Für Ulrike Gillner von der Wettbewerbszentrale sind die neuen Vorschriften zur Änderung der UGP-Richtlinie in der EU ein anderer Ansatz, mit dem man den Bereich detaillierter regeln will und ein "Per-se-Verbot“ zur Verwendung bestimmter Begriffe einführe. „Nach unserer Auffassung kann man auch jetzt schon mit den bestehenden Regelungen des UWG im Bereich umweltbezogener Werbung Verstöße in den Griff bekommen“, so die Einschätzung der Juristin.

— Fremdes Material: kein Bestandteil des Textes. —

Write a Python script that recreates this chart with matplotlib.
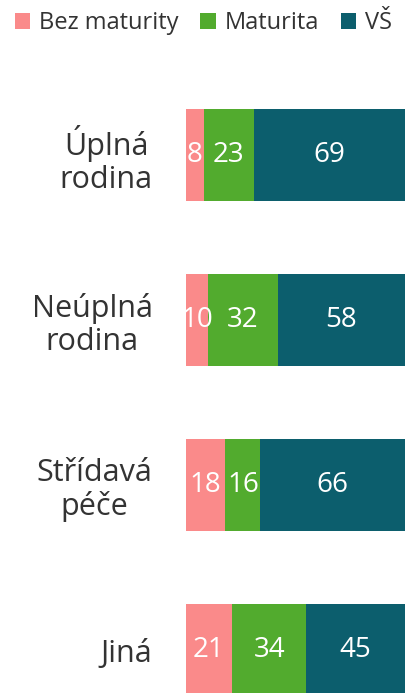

Verbraucherschützerin Gabriele Bernhardt von der VZ Baden-Württemberg begrüßt die Verschärfungen aus Brüssel. „Mit den neuen Vorschriften in der Richtlinie COM 2022 (143) haben wir nun weitere Möglichkeiten, Greenwashing zu unterbinden. Klarstellende Erläuterungen helfen den Anbietern, die irreführend werben, nicht mehr, sofern die behauptete Umweltaussage nicht positiv nachgewiesen werden kann.“

Mit der Änderung der UGP-Richtlinie werde gesetzlich deutlich normiert, dass Green Claims ohne Substantiierung, also ohne wissenschaftliche Fundierung der Richtigkeit der Claims, unzulässig seien. „Wir gehen deshalb davon aus, dass wir mit unseren Verfahren irreführende und damit verbraucherrechtswidrige umweltbezogene Werbeaussagen noch erfolgreicher beanstanden können“, sagt Bernhardt.

Unternehmen unter Druck

Für Apetz-Dreier von der Kanzlei Reed Smith könnte die jetzt vorliegende Richtlinie zu Werbung und Marketing mit Nachhaltigkeitsbegriffen erhebliche Folgen für die Unternehmen haben.  „Das Marketing im Bereich ESG wird damit künftig schwieriger. Die Unternehmen werden vorsichtiger und werden beim Wording besser aufpassen“, sagt die Rechtsanwältin.

Klein von Pinsent Masons sagt in dem Zusammenhang, dass die geplanten Änderungen eine enorme Belastung für Unternehmen darstellen würden. „Es könnte sogar dazu führen, dass Firmen auf umweltbezogene Maßnahmen ganz verzichten werden, wenn der Aufwand, mit diesen werben zu dürfen, schlicht zu groß würde“, so der Jurist. „Der Spielraum wird sowohl für täuschende Greenwashing-Behauptungen als auch für gut gemeinte und wahre ökologische Aussagen daher immer kleiner.“

Green-Claims-Richtlinie vor der Tür

Die jetzt verabschiedete Greenwashing-Richtlinie zu den unlauteren Geschäftspraktiken soll nach dem politischen Willen durch weitere EU-Rechtsvorschriften wie die Green-Claims-Richtlinie ergänzt werden. Diese soll die Bedingungen für die Verwendung von Umweltschutzangaben noch detaillierter festlegen.

In ihrer gegenwärtigen Form sieht diese sehr strenge Anforderungen an die Informationen von Unternehmen über die ökologischen Qualitäten ihrer Unternehmen oder Produkte vor. So soll etwa jeder Umwelt-Claim vorab von einem externen Prüfer genehmigt und zertifiziert werden. Die geplante Green-Claims-Richtlinie würde die Lage recht unübersichtlich machen, so Apetz-Dreier.